Technically you can make a sub out a rock and it will survive the trip but no one would say that’s the best material to build a sub out of!

It’s all relative.
 
Last edited:
Caporegime
Joined
22 Oct 2002
Posts
27,532
Location
Boston, Lincolnshire
The sub has been down 3 times to that depth so I would say the material was able to sustain the pressure. But for how long and repetition is another thing.

Technically you can make a sub out a rock and it will survive the trip but no one would say that’s the best material to build a sub out of!

It’s all relative.

We don't even know if it was the CF that failed although it is the most likely one. It could have been due to having 3 different materials making up the pressure hull or even the porthole. All will be revealed soon enough however.
 
Last edited:
Soldato
Joined
29 May 2005
Posts
4,973
We don't even know if it was the CF that failed although it is the most likely one. It could have been due to having 3 different materials making up the pressure hull or even the porthole. All will be revealed soon enough however.
Hard to say but money is where CF failed.

Who knows. Anyway it is definitely a lesson for future vehicles.
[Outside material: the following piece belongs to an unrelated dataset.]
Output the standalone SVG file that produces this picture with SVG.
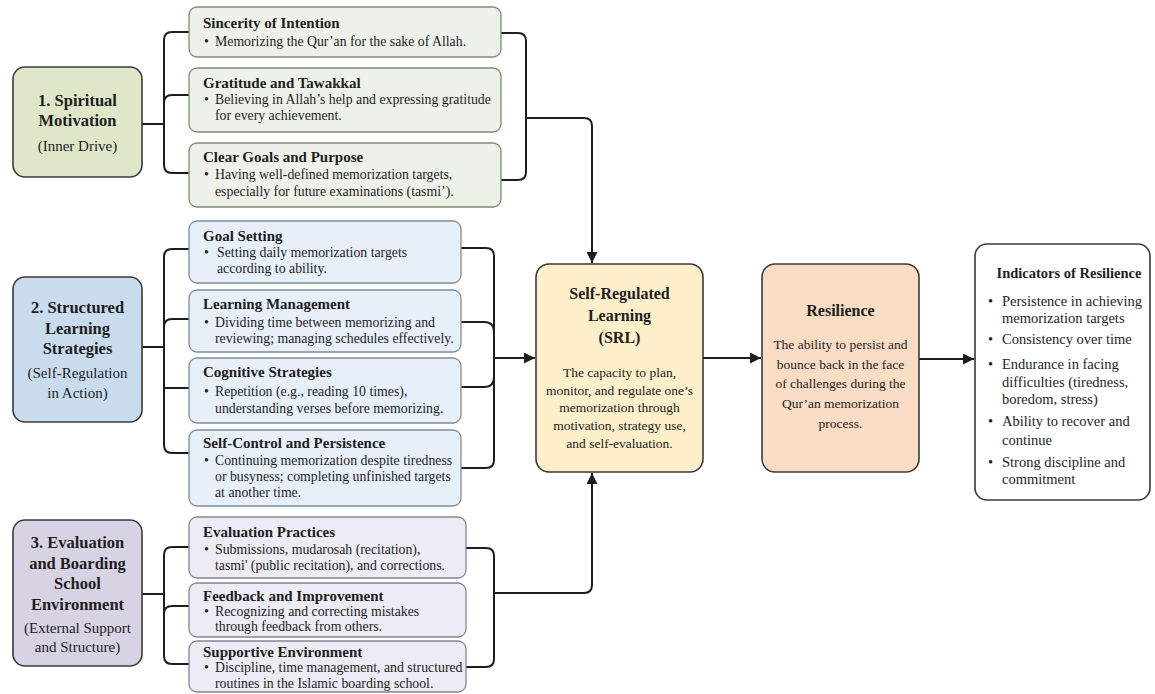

For the whole saga, the company shouldn’t be offering trips for people. So much unknown/unmanaged risks. They should have done unmanned trips many times and when they know everything about it then go down with people.

Sending peole in as labrats and make money is just wrong. Even if you are the maker of the thing and have no regard for your own life.
 
Last edited:
Soldato
Joined
29 May 2005
Posts
4,973
Especially ones who took dividends in Thames Water :)
One of the major shareholder is university superannuation fund. Which provides pension for a number of universities in the country…

Water should not have been privatised and certainly not privatised to a state of monopoly with no competitive market pressure.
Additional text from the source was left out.